I had previously argued that media are wont to not speak ill of the venerable dead, despite their "divisive" status before death. Given the recent death of Scalia, it's interesting that these two figures -who are such clear representations of partisanship - receive such a uniform treatment posthumously.

Yesterday was Presidents' Day and there were enough memorials of Andrew Jackson, Thomas Jefferson, and Woodrow Wilson to give me pause. Why is it that individuals who have such patchwork legacies, or at the very extreme have committed heinous acts, can be remembered so positively when they pass away?

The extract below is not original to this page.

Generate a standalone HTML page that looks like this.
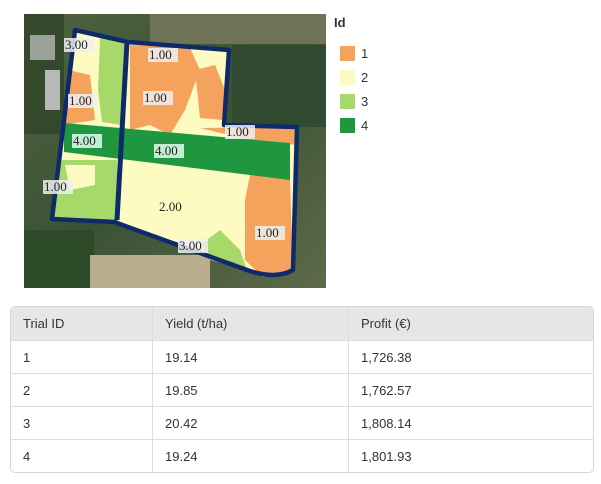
<!DOCTYPE html>
<html><head><meta charset="utf-8"><style>
body{margin:0;width:601px;height:484px;background:#fff;font-family:"Liberation Sans",sans-serif;position:relative;overflow:hidden}
table{position:absolute;left:10px;top:306px;width:584px;border-collapse:separate;border-spacing:0;border:1px solid #d6d6d6;border-radius:5px;font-size:13px;color:#333;overflow:hidden}
td,th{height:32px;padding:0 0 0 12px;text-align:left;font-weight:normal;border-bottom:1px solid #ddd;border-right:1px solid #ddd}
th{background:#e6e6e6;height:33px}
tr:last-child td{border-bottom:none}
td:last-child,th:last-child{border-right:none}
</style></head><body>
<svg width="601" height="300" style="position:absolute;left:0;top:0" font-family="Liberation Serif, serif" font-size="13">
<defs><linearGradient id="bg" x1="0" y1="0" x2="1" y2="1"><stop offset="0" stop-color="#4f6342"/><stop offset="0.5" stop-color="#3a5234"/><stop offset="1" stop-color="#5e6a4a"/></linearGradient></defs>
<rect x="24" y="14" width="302" height="274" fill="url(#bg)"/>
<rect x="150" y="14" width="176" height="30" fill="#6e7455"/>
<rect x="232" y="45" width="94" height="82" fill="#2f4a2e"/>
<rect x="24" y="14" width="40" height="120" fill="#34492c"/>
<rect x="24" y="230" width="70" height="58" fill="#2c4a28"/>
<rect x="90" y="255" width="120" height="33" fill="#b9ad8c"/>
<rect x="30" y="35" width="25" height="25" fill="#9aa19a"/>
<rect x="45" y="70" width="15" height="40" fill="#b8b8b8"/>
<polygon points="75,30 128,42 117,220 52,219" fill="#fdfbc2"/>
<polygon points="100,38 125,42 122,125 102,122 98,90" fill="#a6d96a"/>
<polygon points="68,70 90,75 95,120 64,125" fill="#f5a35c"/>
<polygon points="60,160 117,160 117,220 52,219" fill="#a6d96a"/>
<polygon points="65,165 95,165 95,185 70,190" fill="#fdfbc2"/>
<polygon points="128,42 229,50 224,125 297,127 293,270 263,277 247,270 117,223" fill="#fdfbc2"/>
<polygon points="130,45 190,48 200,70 185,110 170,135 150,125 130,130" fill="#f5a35c"/>
<polygon points="195,70 215,65 225,90 222,120 200,118" fill="#f5a35c"/>
<polygon points="200,128 297,127 297,145 250,140" fill="#f5a35c"/>
<polygon points="250,175 280,175 290,180 293,270 263,277 245,260 245,200" fill="#f5a35c"/>
<polygon points="200,245 220,230 240,250 247,270 210,260" fill="#a6d96a"/>
<polygon points="64,123 290,143 290,180 64,152" fill="#1f9740"/>
<path d="M75,30 L128,42 L229,50 L224,125 L297,127 L293,270 Q275,280 247,270 L117,223 L115,222 L52,219 Z" fill="none" stroke="#0d2b6b" stroke-width="4.5" stroke-linejoin="round"/>
<line x1="127" y1="42" x2="117" y2="220" stroke="#0d2b6b" stroke-width="5"/>
<g fill="#222">
<rect x="64" y="38" width="30" height="14" fill="#eee" opacity=".85"/><text x="65" y="49">3.00</text>
<rect x="148" y="48" width="30" height="14" fill="#eee" opacity=".85"/><text x="149" y="59">1.00</text>
<rect x="68" y="94" width="30" height="14" fill="#eee" opacity=".85"/><text x="69" y="105">1.00</text>
<rect x="143" y="91" width="30" height="14" fill="#eee" opacity=".85"/><text x="144" y="102">1.00</text>
<rect x="225" y="125" width="30" height="14" fill="#eee" opacity=".85"/><text x="226" y="136">1.00</text>
<rect x="72" y="134" width="30" height="14" fill="#dfe" opacity=".85"/><text x="73" y="145">4.00</text>
<rect x="154" y="144" width="30" height="14" fill="#dfe" opacity=".85"/><text x="155" y="155">4.00</text>
<rect x="43" y="180" width="30" height="14" fill="#eee" opacity=".85"/><text x="44" y="191">1.00</text>
<text x="159" y="211">2.00</text>
<rect x="255" y="226" width="30" height="14" fill="#eee" opacity=".85"/><text x="256" y="237">1.00</text>
<rect x="178" y="239" width="30" height="14" fill="#eee" opacity=".85"/><text x="179" y="250">3.00</text>
</g>
<g font-family="Liberation Sans, sans-serif" font-size="13" fill="#333">
<text x="334" y="27" font-weight="bold">Id</text>
<rect x="340" y="46" width="15" height="15" fill="#f5a35c"/><text x="361" y="58">1</text>
<rect x="340" y="70" width="15" height="15" fill="#fdfbc2"/><text x="361" y="82">2</text>
<rect x="340" y="94" width="15" height="15" fill="#a6d96a"/><text x="361" y="106">3</text>
<rect x="340" y="118" width="15" height="15" fill="#1f9740"/><text x="361" y="130">4</text>
</g>
</svg>
<table>
<tr><th style="width:129px">Trial ID</th><th style="width:183px">Yield (t/ha)</th><th>Profit (€)</th></tr>
<tr><td>1</td><td>19.14</td><td>1,726.38</td></tr>
<tr><td>2</td><td>19.85</td><td>1,762.57</td></tr>
<tr><td>3</td><td>20.42</td><td>1,808.14</td></tr>
<tr><td>4</td><td>19.24</td><td>1,801.93</td></tr>
</table>
</body></html>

With respect to Scalia, he made three impacts that lacked ethics. Despite the fact that he was clearly a brilliant man, he was also instrumental in adversely affecting the lives of millions of Americans. Unlike a private citizen whose opinion is not going to widely impact those around him, Scalia's value system had direct affects on society at large.

Firstly, under his watch the Supreme Court made significant changes to the Voting Rights Act which have allowed for voter suppression. As far as the integrity of a democratic society goes, this is a significant problem. Jon Oliver has an excellent piece on this if you're interested in learning more about the finer points. Consider as well that he was behind the implementation of Citizens United, an initiative the removes transparency from political donations.

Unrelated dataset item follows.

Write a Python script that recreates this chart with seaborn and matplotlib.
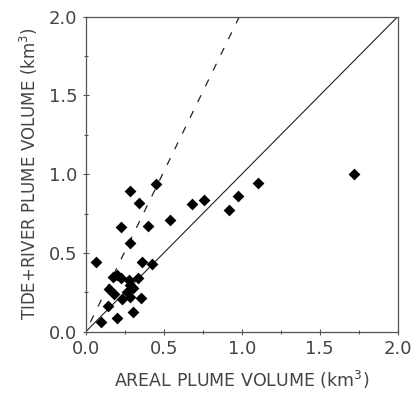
import numpy as np
import pandas as pd
import seaborn as sns
import matplotlib
matplotlib.use("Agg")
import matplotlib.pyplot as plt
from matplotlib.ticker import MultipleLocator

# values (km^3)
areal = [0.066, 0.284, 0.342, 0.451, 0.226, 0.402, 0.284, 0.538, 0.684, 0.758,
         0.917, 0.979, 1.103, 1.720, 0.363, 0.427, 0.199, 0.173, 0.226, 0.278,
         0.333, 0.152, 0.182, 0.284, 0.306, 0.263, 0.231, 0.355, 0.145, 0.098,
         0.199, 0.306, 0.284]
tide_river = [0.440, 0.895, 0.815, 0.938, 0.667, 0.673, 0.561, 0.709, 0.811, 0.836,
              0.772, 0.861, 0.942, 0.999, 0.440, 0.428, 0.360, 0.345, 0.339, 0.328,
              0.339, 0.269, 0.239, 0.296, 0.275, 0.254, 0.207, 0.216, 0.163, 0.063,
              0.085, 0.125, 0.222]

# reference lines: 1:1 and the steeper dashed one (drawn from the top down)
one_to_one_x = [0.0, 2.0]
one_to_one_y = [0.0, 2.0]
dashed_x = [0.985, 0.0]
dashed_y = [2.0, 0.0]

ticks = [0.0, 0.5, 1.0, 1.5, 2.0]

df = pd.DataFrame({"areal": areal, "tide_river": tide_river})

sns.set_style("ticks")
plt.rcParams['font.family'] = ['DejaVu Sans']
txt = "#444444"

fig = plt.figure(figsize=(4.15, 3.95), dpi=100)
ax = fig.add_axes([0.2065, 0.160, 0.752, 0.798])

ax.plot(one_to_one_x, one_to_one_y, color="#222222", lw=0.8)
ax.plot(dashed_x, dashed_y, color="#222222", lw=0.9, ls=(0, (6, 8)))
sns.scatterplot(data=df, x="areal", y="tide_river", marker="D", s=36,
                color="black", edgecolor="black", linewidth=0, ax=ax, zorder=3)

ax.set_xlim(0, 2)
ax.set_ylim(0, 2)
ax.set_xticks(ticks)
ax.set_yticks(ticks)
ax.set_xticklabels(["%.1f" % t for t in ticks])
ax.set_yticklabels(["%.1f" % t for t in ticks])
ax.xaxis.set_minor_locator(MultipleLocator(0.25))
ax.yaxis.set_minor_locator(MultipleLocator(0.25))
ax.tick_params(which="both", direction="inout", length=5, width=0.8, colors="#555555",
               labelcolor=txt, labelsize=13)
ax.tick_params(which="minor", length=3)
for sp in ax.spines.values():
    sp.set_visible(True)
    sp.set_color("#555555")
    sp.set_linewidth(0.9)

ax.set_xlabel("AREAL PLUME VOLUME (km$^3$)", fontsize=12.5, color=txt, labelpad=8)
ax.set_ylabel("TIDE+RIVER PLUME VOLUME (km$^3$)", fontsize=12, color=txt, labelpad=6)

fig.savefig("out.png", dpi=100)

Secondly, it was clear that Scalia had a terrible record on civil rights. He was very much opposed to affirmative action, basing his argument on the notion that the constitution should provide for equal treatment. He believed strongly in society's interference in women's reproductive choices. He was very critical of last year's landmark Supreme Court decision on same-sex marriage.

Thirdly, Scalia helped create personhood laws which provide massive economic and legal protection for corporations in the United States. With the idea that there are so many similarities between a person and a business, Scalia argued that corporations are "indistinguishable from the individual who owns them". Corporations need to have certain rights, but the balance of protections awarded to large multinationals at present is very much thanks to Scalia. In the 1980s he played a role in legal precedents that paved the way to corporate personhood.

If I may, I'd like to mention that failing to air the negative elements of public figure's legacy when they pass away is not insensitive. It is disingenuous. This reminds me of when, after the shooting at Sandy Hook, there was a push to refrain from talking about gun control because it was seen as an inappropriate time to have the discussion. It couldn't be a better time. If we don't talk frankly about Scalia now, when will we?